Ruling party lawmaker John Alexander said Tuesday he was seeking verification from London on whether he had inherited British citizenship from his father.

"I understand he renounced his British citizenship before I was born because he was a proud Australian," Alexander said in a statement about his father, who died in 1987. "As my father was born in the U.K., and consistent with the plan of action outlined by the prime minister yesterday, I am making further enquiries," he added.

If Alexander proved to be a dual citizen he would become the seventh lawmaker to be forced from office since the High Court last month made a ruling to enforce a 116-year-old constitutional ban on foreign citizens sitting in Parliament. That has created an unprecedented political crisis that could threaten the majority of Prime Minister Malcom Turnbull's conservative coalition.

House of Representatives lawmakers found to be dual citizens must renounce their foreign citizenship and then win a by-election if they want to return to their seat. Deputy Prime Minister Barnaby Joyce, who was disqualified by the High Court last month over New Zealand citizenship he inherited from his New Zealand-born father, has chosen that route and will run in a Dec. 2 election.
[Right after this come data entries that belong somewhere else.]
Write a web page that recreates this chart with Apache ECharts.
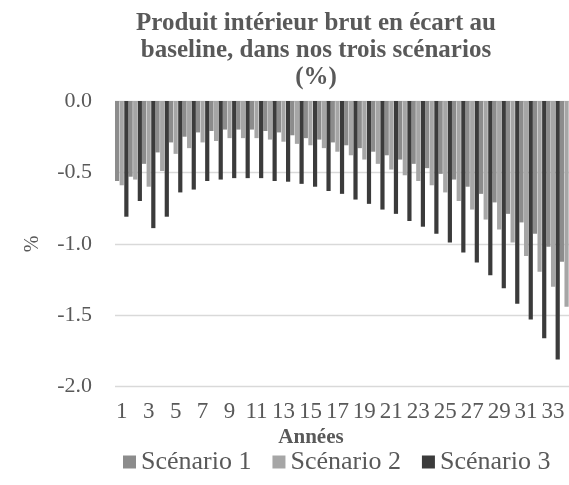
<!DOCTYPE html>
<html>
<head>
<meta charset="utf-8">
<script src="https://cdn.jsdelivr.net/npm/echarts@6/dist/echarts.min.js"></script>
<style>
  html, body { margin: 0; padding: 0; background: #fff; }
  #chart { width: 569px; height: 485px; }
</style>
</head>
<body>
<div id="chart"></div>
<script>
// Années 1 à 34
const years = Array.from({ length: 34 }, (_, i) => String(i + 1));

// PIB en écart au baseline (%), par scénario
const scenario1 = [-0.56, -0.53, -0.44, -0.36, -0.29, -0.25, -0.22, -0.21, -0.20, -0.20,
                   -0.20, -0.21, -0.22, -0.24, -0.26, -0.27, -0.29, -0.31, -0.33, -0.355,
                   -0.38, -0.41, -0.44, -0.47, -0.51, -0.55, -0.60, -0.65, -0.71, -0.79,
                   -0.85, -0.93, -1.02, -1.125];
const scenario2 = [-0.59, -0.55, -0.60, -0.49, -0.37, -0.33, -0.29, -0.28, -0.26, -0.26,
                   -0.26, -0.27, -0.285, -0.30, -0.31, -0.33, -0.355, -0.38, -0.41, -0.44,
                   -0.48, -0.52, -0.56, -0.59, -0.64, -0.70, -0.76, -0.83, -0.90, -0.99,
                   -1.085, -1.195, -1.30, -1.44];
const scenario3 = [-0.81, -0.70, -0.89, -0.81, -0.64, -0.62, -0.56, -0.55, -0.54, -0.54,
                   -0.54, -0.56, -0.565, -0.58, -0.60, -0.63, -0.65, -0.69, -0.72, -0.76,
                   -0.79, -0.84, -0.88, -0.93, -0.99, -1.06, -1.13, -1.22, -1.31, -1.42,
                   -1.53, -1.66, -1.81, -1.98];

const seriesNames = ['Scénario 1', 'Scénario 2', 'Scénario 3'];
const yTicks = [0, -0.5, -1.0, -1.5, -2.0];

const FONT = '"Liberation Serif", "DejaVu Serif", serif';
const TEXT = '#595959';
const GRID = '#d9d9d9';
const colors = ['#8c8c8c', '#a6a6a6', '#3b3b3b'];

const chart = echarts.init(document.getElementById('chart'), null, { renderer: 'canvas' });

chart.setOption({
  animation: false,
  textStyle: { fontFamily: FONT, color: TEXT },
  title: [
    {
      text: 'Produit intérieur brut en écart au\nbaseline, dans nos trois scénarios\n(%)',
      left: 316,
      top: 10,
      textAlign: 'center',
      padding: 0,
      textStyle: { fontFamily: FONT, fontSize: 25, fontWeight: 'bold', color: TEXT, lineHeight: 27 }
    },
    {
      text: 'Années',
      left: 311,
      top: 427,
      textAlign: 'center',
      padding: 0,
      textStyle: { fontFamily: FONT, fontSize: 21, fontWeight: 'bold', color: TEXT }
    }
  ],
  legend: {
    data: seriesNames,
    left: 123,
    top: 449,
    padding: 0,
    itemWidth: 13,
    itemHeight: 13,
    itemGap: 21,
    icon: 'rect',
    textStyle: { fontFamily: FONT, fontSize: 26, color: TEXT }
  },
  grid: { left: 115, top: 101, width: 458.3, height: 285.7, containLabel: false, outerBoundsMode: 'none' },
  xAxis: {
    type: 'category',
    data: years,
    axisLine: { show: false, onZero: false },
    axisTick: { show: false },
    axisLabel: { interval: 1, fontFamily: FONT, fontSize: 23, color: TEXT, margin: 14 }
  },
  yAxis: {
    type: 'value',
    min: -2,
    max: 0,
    interval: 0.5,
    name: '%',
    nameLocation: 'middle',
    nameGap: 72,
    nameTextStyle: { fontFamily: FONT, fontSize: 20, color: TEXT },
    axisLine: { show: false },
    axisTick: { show: false },
    splitLine: { lineStyle: { color: GRID, width: 1.3 } },
    axisLabel: {
      fontFamily: FONT, fontSize: 22, color: TEXT, margin: 23,
      formatter: v => (yTicks.includes(v) ? v.toFixed(1) : '')
    }
  },
  series: [scenario1, scenario2, scenario3].map((d, i) => ({
    name: seriesNames[i],
    type: 'bar',
    data: d,
    barWidth: 4.2,
    barGap: '10%',
    itemStyle: { color: colors[i] }
  }))
});
</script>
</body>
</html>
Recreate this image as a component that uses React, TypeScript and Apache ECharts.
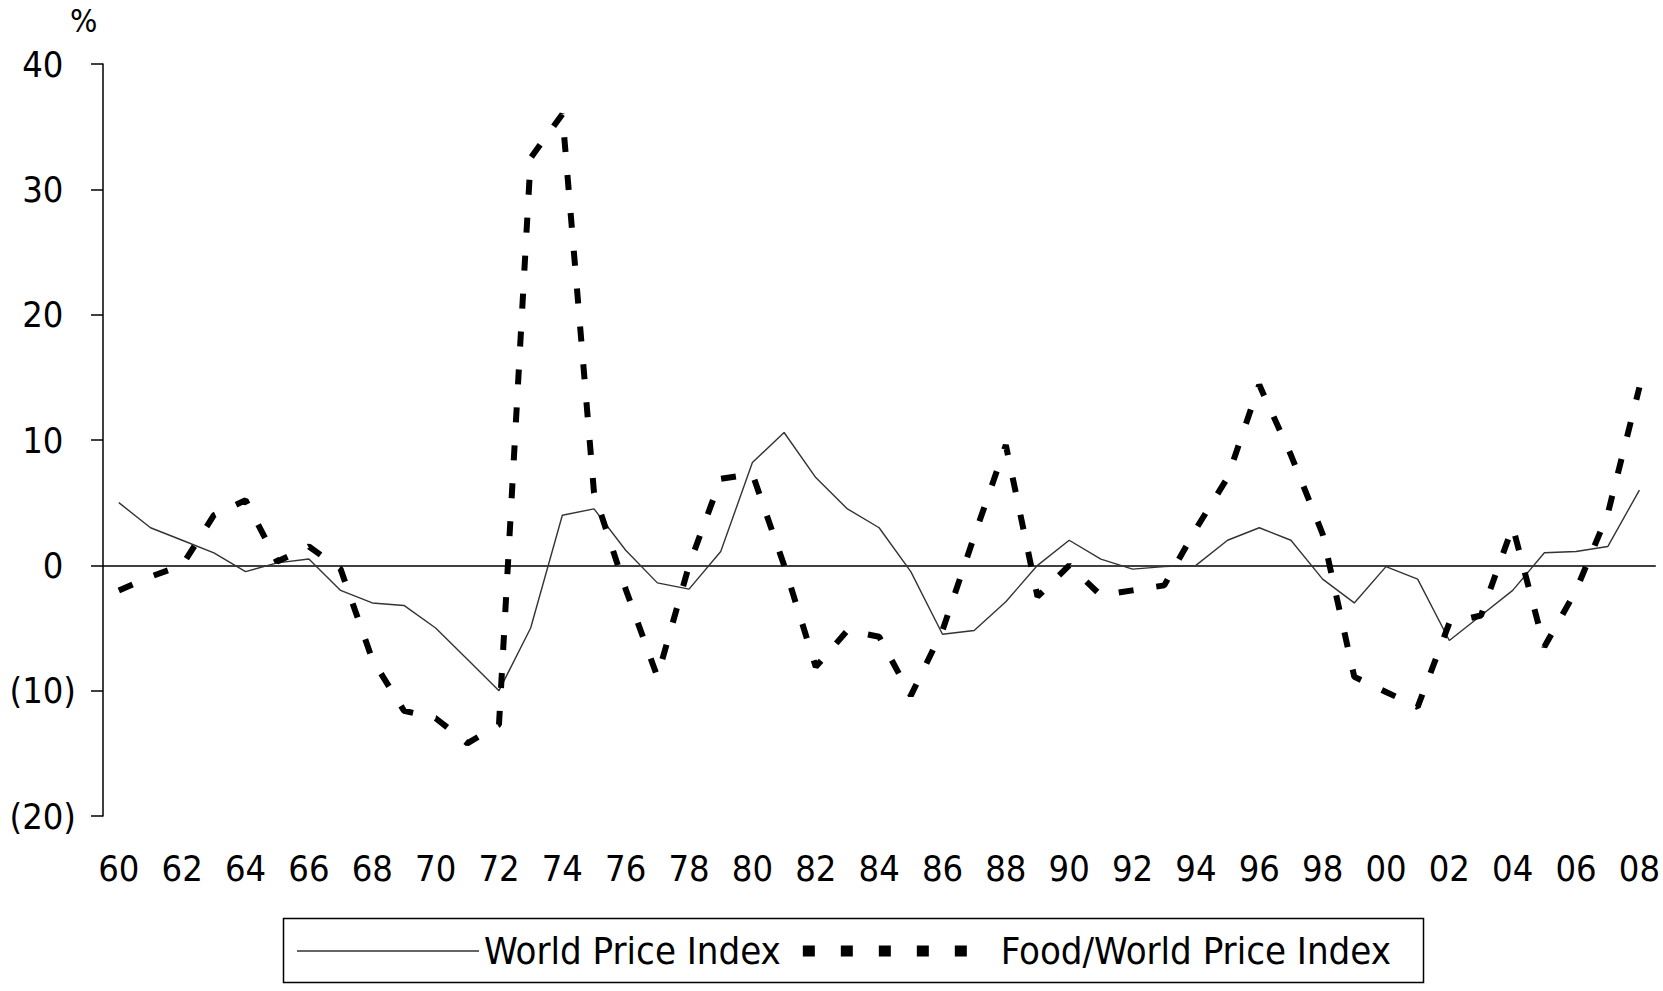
import React, { useEffect, useRef } from "react";
import * as echarts from "echarts";

const years: string[] = [
  "60","61","62","63","64","65","66","67","68","69",
  "70","71","72","73","74","75","76","77","78","79",
  "80","81","82","83","84","85","86","87","88","89",
  "90","91","92","93","94","95","96","97","98","99",
  "00","01","02","03","04","05","06","07","08",
];

const worldPriceIndex: number[] = [
  5.0, 3.0, 2.0, 1.0, -0.5, 0.2, 0.5, -2.0, -3.0, -3.2,
  -5.0, -7.5, -10.0, -5.0, 4.0, 4.5, 1.2, -1.4, -1.9, 1.1,
  8.2, 10.6, 7.0, 4.5, 3.0, -0.5, -5.5, -5.2, -2.9, 0.0,
  2.0, 0.5, -0.3, -0.1, 0.0, 2.0, 3.0, 2.0, -1.1, -3.0,
  -0.1, -1.1, -6.0, -4.0, -2.0, 1.0, 1.1, 1.5, 6.0,
];

const foodWorldPriceIndex: number[] = [
  -2.0, -0.9, 0.0, 4.0, 5.2, 0.3, 1.5, -0.3, -7.5, -11.6,
  -12.2, -14.2, -12.7, 32.5, 36.0, 5.8, -1.9, -8.9, 0.0, 6.9,
  7.3, 0.0, -8.1, -5.2, -5.7, -10.4, -5.2, 2.3, 9.6, -2.5,
  0.0, -2.4, -2.0, -1.6, 2.9, 7.0, 14.4, 8.8, 2.5, -8.9,
  -10.1, -11.3, -4.6, -4.0, 3.1, -6.5, -2.0, 4.1, 14.2,
];

const seriesNames: string[] = ["World Price Index", "Food/World Price Index"];
const yMin = -20;
const yMax = 40;
const yStep = 10;

const FONT = "'DejaVu Sans Condensed', 'DejaVu Sans', sans-serif";

// legend icons (solid thin line; row of square dashes)
const solidIcon =
  "path://M0,0L0.01,0Z M0,5.3L182,5.3L182,6.7L0,6.7Z M0,12L0.01,12Z M182,12L182.01,12Z";
const dashIcon =
  "path://M0,0.5h12v11h-12Z M38,0.5h12v11h-12Z M76,0.5h12v11h-12Z M114,0.5h12v11h-12Z M152,0.5h12v11h-12Z M0,0L0.01,0Z M182,12L182.01,12Z";

export default function App() {
  const ref = useRef<HTMLDivElement>(null);

  useEffect(() => {
    if (!ref.current) return;
    const chart = echarts.init(ref.current, undefined, { renderer: "svg" });
    chart.setOption({
      animation: false,
      backgroundColor: "#ffffff",
      grid: { left: 103, top: 64, width: 1553, height: 752, containLabel: false },
      xAxis: [
        {
          type: "category",
          data: years,
          boundaryGap: true,
          position: "bottom",
          axisLine: { show: false, onZero: false },
          axisTick: { show: false },
          splitLine: { show: false },
          axisLabel: {
            interval: 1,
            margin: 34,
            color: "#000",
            fontSize: 36,
            fontFamily: FONT,
          },
        },
        {
          type: "category",
          data: years,
          boundaryGap: true,
          position: "bottom",
          axisLine: { show: true, onZero: true, lineStyle: { color: "#000", width: 1.5 } },
          axisTick: { show: false },
          axisLabel: { show: false },
          splitLine: { show: false },
        },
      ],
      yAxis: {
        type: "value",
        min: yMin,
        max: yMax,
        interval: yStep,
        axisLine: { show: true, lineStyle: { color: "#000", width: 1.5 } },
        axisTick: { show: true, length: 12, lineStyle: { color: "#000", width: 1.5 } },
        splitLine: { show: false },
        axisLabel: {
          margin: 27,
          color: "#000",
          fontSize: 36,
          fontFamily: FONT,
          formatter: (v: number) => (v < 0 ? `(${-v})` : `${v}{h|)}`),
          rich: {
            h: { color: "rgba(0,0,0,0)", fontSize: 36, fontFamily: FONT },
          },
        },
      },
      legend: {
        show: true,
        left: 297,
        top: 932,
        padding: 0,
        itemWidth: 182,
        itemHeight: 12,
        itemGap: 22,
        itemStyle: { borderWidth: 0 },
        data: [
          { name: seriesNames[0], icon: solidIcon, itemStyle: { color: "#333", borderWidth: 0 } },
          { name: seriesNames[1], icon: dashIcon, itemStyle: { color: "#000", borderWidth: 0 } },
        ],
        formatter: (name: string) => (name === seriesNames[1] ? ` ${name}` : name),
        textStyle: { color: "#000", fontSize: 38, fontFamily: FONT },
      },
      graphic: [
        {
          type: "text",
          left: 70,
          top: 5,
          style: { text: "%", fontSize: 32, fontFamily: FONT, fill: "#000" },
        },
        {
          type: "rect",
          shape: { x: 283.5, y: 918.5, width: 1140, height: 64 },
          style: { fill: "none", stroke: "#000", lineWidth: 1.5 },
          silent: true,
        },
      ],
      series: [
        {
          name: seriesNames[0],
          type: "line",
          data: worldPriceIndex,
          symbol: "none",
          lineStyle: { color: "#333", width: 1.4, type: "solid" },
          itemStyle: { color: "#333" },
        },
        {
          name: seriesNames[1],
          type: "line",
          data: foodWorldPriceIndex,
          symbol: "none",
          lineStyle: { color: "#000", width: 6, type: [15, 23], cap: "butt" },
          itemStyle: { color: "#000" },
        },
      ],
    });
    return () => chart.dispose();
  }, []);

  return (
    <div
      ref={ref}
      style={{ position: "absolute", left: 0, top: 0, width: 1663, height: 991 }}
    />
  );
}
Five senators who have lost their seats will usually be replaced by members of their own parties without a by-election so there is no change to the political balance of power.

Australia's ban on dual national lawmakers is rare if not unique in the world, and many argue it is outdated in a nation of immigrants where half the population was born overseas or has a foreign parent

Alexander, who has been in the House of Representatives since 2010, announced his father was born in Britain after Turnbull on Monday proposed making all lawmakers prove they are not dual citizens.

Australian-born lawmakers, such as Alexander and Joyce, would have to state where and when their parents were born, details that could reveal an inherited second nationality. Overseas-born lawmakers would provide records of how and when their foreign citizenship was renounced. The citizenship registry proposal needs the endorsement of Parliament.

Turnbull told Australian Broadcasting Corp. radio on Tuesday that Alexander had told his government colleagues that he believes he is not a dual citizen.

Turnbull said his proposed demand for all lawmakers to prove their nationality could result in more by-elections that could impact his government's slim majority.

"I take it as a given that every Member of the House and the Senate as of today believes that they are eligible to sit in the House or the Senate," he said, after explaining that anyone who thought otherwise should resign.

Independent lawmaker Andrew Wilkie called on Alexander to prove that his father had renounced his British citizenship before Alexander was born on July 4, 1951. Australian citizenship has only existed since Jan. 1, 1949, giving Alexander's father less than three years to become solely Australian before his son was born.

"Given the furor over this, knowing that he has a British-born parent, it would've been wise of him to look into this and certainly to have looked into it well before the media challenged him on it yesterday," Wilkie said.

Calls for an audit of all lawmakers' citizenship intensified when a senior senator announced last week that he was resigning from his 350,000 Australian dollar ($270,000) a year job because he had inherited British citizenship from his father. Government ministers said he should have declared his dual citizenship much earlier.

Turnbull has previously resisted calls for added scrutiny of lawmakers' citizenship status. His critics say he fears losing more lawmakers because of his government's precarious control of Parliament.